CREVE COEUR, Mo. – There aren't enough people to cut the grass in Creve Coeur.

On some city-owned properties, such as the corner of Ladue and Mosley roads, the weeds are sprouting and spreading, and the bushes haven't been trimmed.

What's happening on those slivers of public land in an affluent suburb of St. Louis far from the border can be traced to a larger debate on national immigration policies.

It's a small snapshot of the big shortage of seasonal workers, mostly from Mexico, relied upon by local landscaping companies to provide labor during busy summer months.

The U.S. government issues 66,000 H-2B visas annually to allow foreign workers to be in the country temporarily for seasonal nonfarm labor. Most positions in the St. Louis area pay $13.81 an hour.

Last year, 15,000 additional visas were allowed. And the federal spending bill approved in March authorized adding more, although that hasn't happened.

More visas should be allowed, and delays in getting workers here are crippling local businesses, said Pete Schepis, director of operations for the Greenwood Group landscaping company based in Wentzville.

His company is one of the firms used by Creve Coeur to do its mowing. Last year, it got 44 workers through the program. It requested 48 workers this year, but has none, Schepis said. The firm usually has about 65 employees this time of year. It has 12 now. And hiring American workers at a time when unemployment remains low and employers nationwide are trying to fill millions of jobs isn't filling the void.

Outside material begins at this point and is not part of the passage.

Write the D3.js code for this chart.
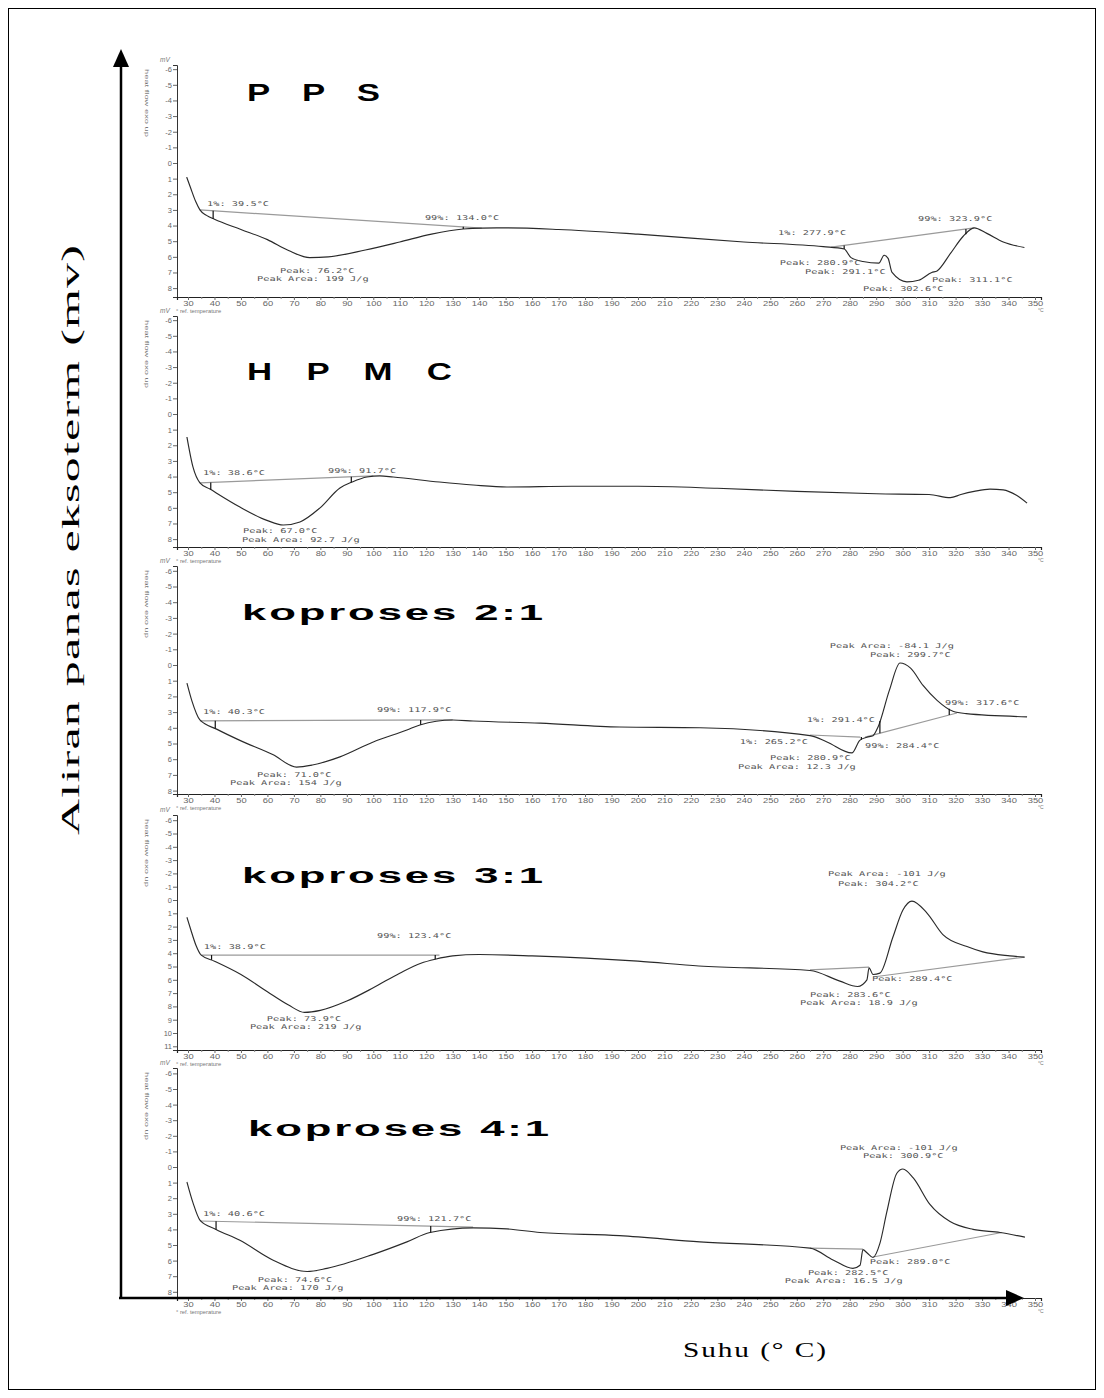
<!DOCTYPE html>
<html>
<head>
<meta charset="utf-8">
<script src="https://cdn.jsdelivr.net/npm/d3@7"></script>
<style>
  body { margin: 0; background: #fff; }
  .tick text { font-family: "Liberation Sans", Arial, sans-serif; fill: #666; }
  .note { font-family: "DejaVu Sans Mono", monospace; font-size: 6.6px; fill: #555; }
  .small { font-family: "Liberation Sans", Arial, sans-serif; fill: #777; }
</style>
</head>
<body>
<svg id="chart" width="1104" height="1398"></svg>
<script>
// ---- data (temperature in °C, heat flow in mW) ----
var titles = ["P P S", "H P M C", "koproses 2:1", "koproses 3:1", "koproses 4:1"];

var xTickLabels = [30, 40, 50, 60, 70, 80, 90, 100, 110, 120, 130, 140, 150, 160, 170, 180, 190, 200,
                   210, 220, 230, 240, 250, 260, 270, 280, 290, 300, 310, 320, 330, 340, 350];
var yTicksShort = [-6, -5, -4, -3, -2, -1, 0, 1, 2, 3, 4, 5, 6, 7, 8];
var yTicksLong = [-6, -5, -4, -3, -2, -1, 0, 1, 2, 3, 4, 5, 6, 7, 8, 9, 10, 11];

var ppsCurve = [[29.5,0.9],[31,1.6],[33,2.5],[34.5,3.0],[37,3.35],[40,3.6],[50,4.25],[60,4.9],[68,5.6],
  [76,6.05],[83,6.0],[97,5.56],[110,5.05],[122,4.55],[134,4.22],[141,4.16],[150,4.15],[170,4.25],
  [200,4.55],[240,5.05],[270,5.35],[277.9,5.5],[280.5,6.05],[285,6.3],[291,6.4],[293,5.9],[294.5,6.1],
  [296,7.0],[301.6,7.6],[306,7.5],[311,7.0],[313,6.9],[318,5.8],[322.8,4.7],[327,4.15],[331.8,4.5],
  [338,5.05],[346,5.4]];
var ppsBaselines = [[[34.5,3.0],[141,4.16]], [[273,5.38],[327,4.15]]];
var ppsMarkers = [[39.5,0],[134,0],[277.9,1],[323.9,1]];
var ppsNotes = [["1%: 39.5°C",37.2,2.62],["99%: 134.0°C",119.5,3.52],["Peak: 76.2°C",64.8,6.9],
  ["Peak Area: 199 J/g",56.1,7.42],["1%: 277.9°C",252.9,4.48],["99%: 323.9°C",305.8,3.58],
  ["Peak: 280.9°C",253.6,6.4],["Peak: 291.1°C",263.1,6.95],["Peak: 311.1°C",311.1,7.48],
  ["Peak: 302.6°C",285,8.06]];

var hpmcCurve = [[29.6,1.47],[31.9,3.4],[34.5,4.4],[38.3,4.8],[49.6,5.95],[59.8,6.8],[66,7.1],[72.3,6.9],
  [79.9,6.0],[87.4,4.73],[92,4.35],[97.6,4.03],[102.5,3.96],[107.5,4.03],[125,4.35],[137.7,4.54],
  [150.5,4.67],[175,4.62],[200,4.62],[230,4.75],[260,4.95],[290,5.1],[310,5.15],[318,5.35],[322,5.15],
  [327,4.95],[333,4.8],[338,4.85],[343,5.2],[347,5.7]];
var hpmcBaselines = [[[34.5,4.4],[100,3.96]]];
var hpmcMarkers = [[38.6,0],[91.7,0]];
var hpmcNotes = [["1%: 38.6°C",35.7,3.77],["99%: 91.7°C",82.9,3.64],["Peak: 67.0°C",50.8,7.48],
  ["Peak Area: 92.7 J/g",50.4,8.06]];

var k21Curve = [[29.6,1.15],[31.5,2.3],[34.5,3.5],[41,4.1],[49.6,4.8],[62,5.7],[71,6.5],[77,6.37],
  [87.4,5.85],[100,4.9],[112.7,4.14],[117.6,3.82],[130,3.5],[137.7,3.57],[163,3.7],[193,3.95],
  [223.4,4.0],[265,4.5],[271.4,4.9],[280.8,5.6],[283.8,4.8],[286.5,4.6],[288.8,4.5],[290.7,3.95],
  [295,1.6],[299,-0.13],[303,0.2],[307.7,1.3],[313,2.25],[319,2.95],[324,3.1],[347,3.3]];
var k21Baselines = [[[34.5,3.56],[130,3.5]], [[265,4.46],[284,4.59]], [[285.8,4.59],[320.5,3.06]]];
var k21Markers = [[40.3,0],[117.9,0],[284.4,1],[291.4,2],[317.6,2]];
var k21Notes = [["1%: 40.3°C",35.7,3.0],["99%: 117.9°C",101.4,2.87],["Peak: 71.0°C",56.1,7.0],
  ["Peak Area: 154 J/g",45.9,7.5],["Peak Area: -84.1 J/g",272.5,-1.25],["Peak: 299.7°C",287.7,-0.68],
  ["1%: 291.4°C",263.8,3.5],["99%: 317.6°C",316,2.42],["1%: 265.2°C",238.5,4.9],
  ["99%: 284.4°C",285.8,5.16],["Peak: 280.9°C",249.9,5.9],["Peak Area: 12.3 J/g",237.8,6.45]];

var k31Curve = [[29.6,1.3],[31,2.2],[33,3.4],[35,4.15],[40,4.6],[50,5.6],[60,6.9],[68,7.9],[74,8.45],
  [80,8.3],[90,7.6],[100,6.6],[110,5.5],[118,4.75],[123.4,4.45],[130,4.2],[140,4.1],[160,4.2],
  [200,4.6],[223,4.96],[265,5.3],[276.3,6.1],[283,6.5],[286.5,6.0],[287.3,5.1],[288.8,5.6],
  [291.4,5.5],[296.3,2.8],[300.1,0.75],[303.5,0.08],[309.2,0.98],[315.2,2.6],[324.3,3.5],
  [330.3,3.9],[340.5,4.2],[346,4.3]];
var k31Baselines = [[[35,4.14],[125,4.14]], [[265,5.26],[287.3,5.04]], [[288.8,5.79],[346.2,4.29]]];
var k31Markers = [[38.9,0],[123.4,0]];
var k31Notes = [["1%: 38.9°C",36,3.53],["99%: 123.4°C",101.4,2.7],["Peak: 73.9°C",59.8,8.9],
  ["Peak Area: 219 J/g",53.4,9.5],["Peak Area: -101 J/g",271.8,-1.95],["Peak: 304.2°C",275.6,-1.25],
  ["Peak: 289.4°C",288.4,5.94],["Peak: 283.6°C",265,7.1],["Peak Area: 18.9 J/g",261.2,7.7]];

var k41Curve = [[29.6,0.96],[31.9,2.3],[34.5,3.4],[40.6,4.0],[49.6,4.7],[62,5.96],[75,6.7],[82.5,6.5],
  [100,5.6],[112.7,4.8],[121.4,4.2],[137.7,3.9],[150.5,3.97],[163,4.2],[193,4.4],[223.4,4.8],
  [265,5.2],[273.7,5.96],[281.2,6.5],[283.9,6.3],[285,5.3],[286.5,5.5],[288.8,5.8],[291.4,4.9],
  [294,2.9],[297.8,0.4],[300.1,0.13],[304,0.7],[310.3,2.4],[317.9,3.5],[326.6,4.0],[336.8,4.2],
  [346.2,4.5]];
var k41Baselines = [[[34.5,3.46],[137.7,3.85]], [[265,5.2],[285,5.26]], [[288.8,5.77],[337.5,4.2]]];
var k41Markers = [[40.6,0],[121.7,0]];
var k41Notes = [["1%: 40.6°C",35.7,3.0],["99%: 121.7°C",109,3.33],["Peak: 74.6°C",56.4,7.2],
  ["Peak Area: 170 J/g",46.6,7.75],["Peak Area: -101 J/g",276.3,-1.25],["Peak: 300.9°C",285,-0.7],
  ["Peak: 289.0°C",287.6,6.1],["Peak: 282.5°C",264.2,6.8],["Peak Area: 16.5 J/g",255.5,7.3]];

// ---- layout ----
var panels = [
  {curve: ppsCurve, base: ppsBaselines, marks: ppsMarkers, notes: ppsNotes, ticks: yTicksShort,
   top: 65, axisY: 297, zero: 163, step: 15.64, titleX: 247, titleY: 101, titleW: 133, titleSize: 24, titleStretch: 1.45},
  {curve: hpmcCurve, base: hpmcBaselines, marks: hpmcMarkers, notes: hpmcNotes, ticks: yTicksShort,
   top: 316, axisY: 547, zero: 414, step: 15.64, titleX: 247, titleY: 380, titleW: 205, titleSize: 24, titleStretch: 1.45},
  {curve: k21Curve, base: k21Baselines, marks: k21Markers, notes: k21Notes, ticks: yTicksShort,
   top: 566, axisY: 794, zero: 665, step: 15.7, titleX: 242, titleY: 620, titleW: 301, titleSize: 23, titleStretch: 1.9},
  {curve: k31Curve, base: k31Baselines, marks: k31Markers, notes: k31Notes, ticks: yTicksLong,
   top: 815, axisY: 1050, zero: 900, step: 13.3, titleX: 242, titleY: 883, titleW: 301, titleSize: 23, titleStretch: 1.9},
  {curve: k41Curve, base: k41Baselines, marks: k41Markers, notes: k41Notes, ticks: yTicksShort,
   top: 1068, axisY: 1298, zero: 1167, step: 15.6, titleX: 248, titleY: 1136, titleW: 301, titleSize: 23, titleStretch: 1.9}
];

var svg = d3.select("#chart");

// outer frame
svg.append("rect").attr("x", 8.5).attr("y", 8.5).attr("width", 1087).attr("height", 1381)
  .attr("fill", "none").attr("stroke", "#000").attr("stroke-width", 1);

// same temperature mapping for every panel
var x = d3.scaleLinear().domain([30, 350]).range([188, 1035]);
var xLeft = x.invert(177), xRight = x.invert(1041);

function interp(pts, t) {
  for (var i = 0; i < pts.length - 1; i++) {
    if (t >= pts[i][0] && t <= pts[i + 1][0]) {
      var f = (t - pts[i][0]) / (pts[i + 1][0] - pts[i][0]);
      return pts[i][1] + f * (pts[i + 1][1] - pts[i][1]);
    }
  }
  return pts[pts.length - 1][1];
}

// the scanned figure is widened along the text direction
function wideText(parent, tx, ty, rot, str, width, stretch, font, size, weight) {
  return parent.append("g")
    .attr("transform", "translate(" + tx + "," + ty + ") rotate(" + rot + ") scale(" + stretch + ",1)")
    .append("text").text(str)
    .attr("textLength", width / stretch).attr("lengthAdjust", "spacing")
    .style("font-family", font).style("font-size", size + "px").style("font-weight", weight)
    .attr("fill", "#000");
}

panels.forEach(function(p, i) {
  var y = d3.scaleLinear()
    .domain([(p.top - p.zero) / p.step, (p.axisY - p.zero) / p.step])
    .range([p.top, p.axisY]);
  var xs = x.copy().domain([xLeft, xRight]).range([x(xLeft), x(xRight)]);

  var g = svg.append("g");

  // y axis
  var yAxis = g.append("g").attr("transform", "translate(177,0)")
    .call(d3.axisLeft(y).tickValues(p.ticks).tickSize(4).tickPadding(1)
      .tickFormat(function(d) { return String(d); }));
  yAxis.select(".domain").attr("stroke", "#333");
  yAxis.selectAll(".tick line").attr("stroke", "#666");
  yAxis.selectAll(".tick text").style("font-size", "7.5px");

  // x axis, major + minor ticks
  var xAxis = g.append("g").attr("transform", "translate(0," + p.axisY + ")")
    .call(d3.axisBottom(xs).tickValues(xTickLabels).tickSize(3).tickPadding(1));
  xAxis.select(".domain").attr("stroke", "#222").attr("stroke-width", 1.2);
  xAxis.selectAll(".tick line").attr("stroke", "#666");
  xAxis.selectAll(".tick text").style("font-size", "7.5px").attr("textLength", function(d) {
    return String(d).length * 5.2;
  }).attr("lengthAdjust", "spacingAndGlyphs");
  var minor = g.append("g").attr("transform", "translate(0," + p.axisY + ")")
    .call(d3.axisBottom(xs).tickValues(xTickLabels.slice(0, -1).map(function(d) { return d + 5; }))
      .tickSize(2).tickFormat(""));
  minor.select(".domain").remove();
  minor.selectAll(".tick line").attr("stroke", "#888");

  // small axis captions
  g.append("text").attr("class", "small").attr("x", 160).attr("y", p.top - 3).text("mV")
    .style("font-size", "6.5px").style("font-style", "italic");
  g.append("text").attr("class", "small")
    .attr("transform", "translate(145," + (p.top + 4) + ") rotate(90)")
    .text("heat flow exo up").attr("textLength", 68).attr("lengthAdjust", "spacingAndGlyphs")
    .style("font-size", "6px");
  g.append("text").attr("class", "small").attr("x", 176).attr("y", p.axisY + 15.5)
    .text("° ref. temperature").style("font-size", "5.8px");
  g.append("text").attr("class", "small").attr("x", 1038).attr("y", p.axisY + 15)
    .text("°C").style("font-size", "5px");

  // title
  wideText(g, p.titleX, p.titleY, 0, titles[i], p.titleW, p.titleStretch,
    "Liberation Sans, Arial, sans-serif", p.titleSize, "bold");

  // integration baselines
  var line = d3.line().x(function(d) { return x(d[0]); }).y(function(d) { return y(d[1]); });
  g.selectAll(".base").data(p.base).enter().append("path")
    .attr("d", line).attr("fill", "none").attr("stroke", "#9a9a9a").attr("stroke-width", 1.2);

  // DSC trace
  g.append("path").datum(p.curve)
    .attr("d", line.curve(d3.curveMonotoneX))
    .attr("fill", "none").attr("stroke", "#2a2a2a").attr("stroke-width", 1.15);

  // onset / end markers
  g.selectAll(".mark").data(p.marks).enter().append("line")
    .attr("x1", function(d) { return x(d[0]); }).attr("x2", function(d) { return x(d[0]); })
    .attr("y1", function(d) { return y(interp(p.base[d[1]], d[0])); })
    .attr("y2", function(d) { return y(interp(p.curve, d[0])); })
    .attr("stroke", "#111").attr("stroke-width", 1.2);

  // annotations
  g.selectAll(".note").data(p.notes).enter().append("text")
    .attr("class", "note")
    .attr("x", function(d) { return x(d[1]); })
    .attr("y", function(d) { return y(d[2]) + 2.3; })
    .attr("textLength", function(d) { return d[0].length * 6.2; })
    .attr("lengthAdjust", "spacingAndGlyphs")
    .text(function(d) { return d[0]; });
});

// big axis arrows
svg.append("line").attr("x1", 121).attr("y1", 1299).attr("x2", 121).attr("y2", 62)
  .attr("stroke", "#000").attr("stroke-width", 2.5);
svg.append("path").attr("d", "M121,49 L113,67 L129,67 Z").attr("fill", "#000");
svg.append("line").attr("x1", 119).attr("y1", 1298).attr("x2", 1010).attr("y2", 1298)
  .attr("stroke", "#000").attr("stroke-width", 2.5);
svg.append("path").attr("d", "M1024,1298 L1006,1290 L1006,1306 Z").attr("fill", "#000");

// axis titles
wideText(svg, 79, 835, -90, "Aliran panas eksoterm (mv)", 590, 2.0,
  "Liberation Serif, Times New Roman, serif", 25, "normal");
wideText(svg, 683, 1357, 0, "Suhu (° C)", 143, 1.4,
  "Liberation Serif, Times New Roman, serif", 21, "normal");
</script>
</body>
</html>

"We can't get people to come to work. We try to hire people. They come for a week or two weeks, we've had people come for a day," Schepis said. "The government thinks there are people out there who want to do these jobs, and that's just not the case."

The same is true at Munie Greencare Professionals. It has offices in nine states, and applied for 160 workers through the visa program. But it got only 63, said Erin Barr, director of human resources operations.

Munie crews are working six days a week to keep up with demand.

And there are delays in getting workers here. The five Mexican workers employed by downtown-based C&C Seamless Guttering Inc. arrived in mid-April, a couple of weeks later than last year due to delays, said David Casteel, the company's president. They're the same five he hired the previous year — he said such continuity is vital in his business, which also has difficulty hiring U.S. workers.

"It's really important that we get the same guys back who have been trained and established relationships with us and our customers," said Casteel.

The uncertainty puts workers who want to come to the United States in limbo, said Gabriela Ramirez-Arellano, business counselor at the Hispanic Chamber of Commerce of St. Louis.

And the labor shortage can be seen in less consequential ways in places such as Creve Coeur, which has outsourced the bulk of its mowing for about a decade.

Patty Schvey, 71, who has lived in the area for 20 years, lamented that people who want to work in the United States are not being allowed to. "I have news for you — we're feeling the effects of that here in cozy little Creve Coeur," she said, describing the corner near her home as an urban jungle.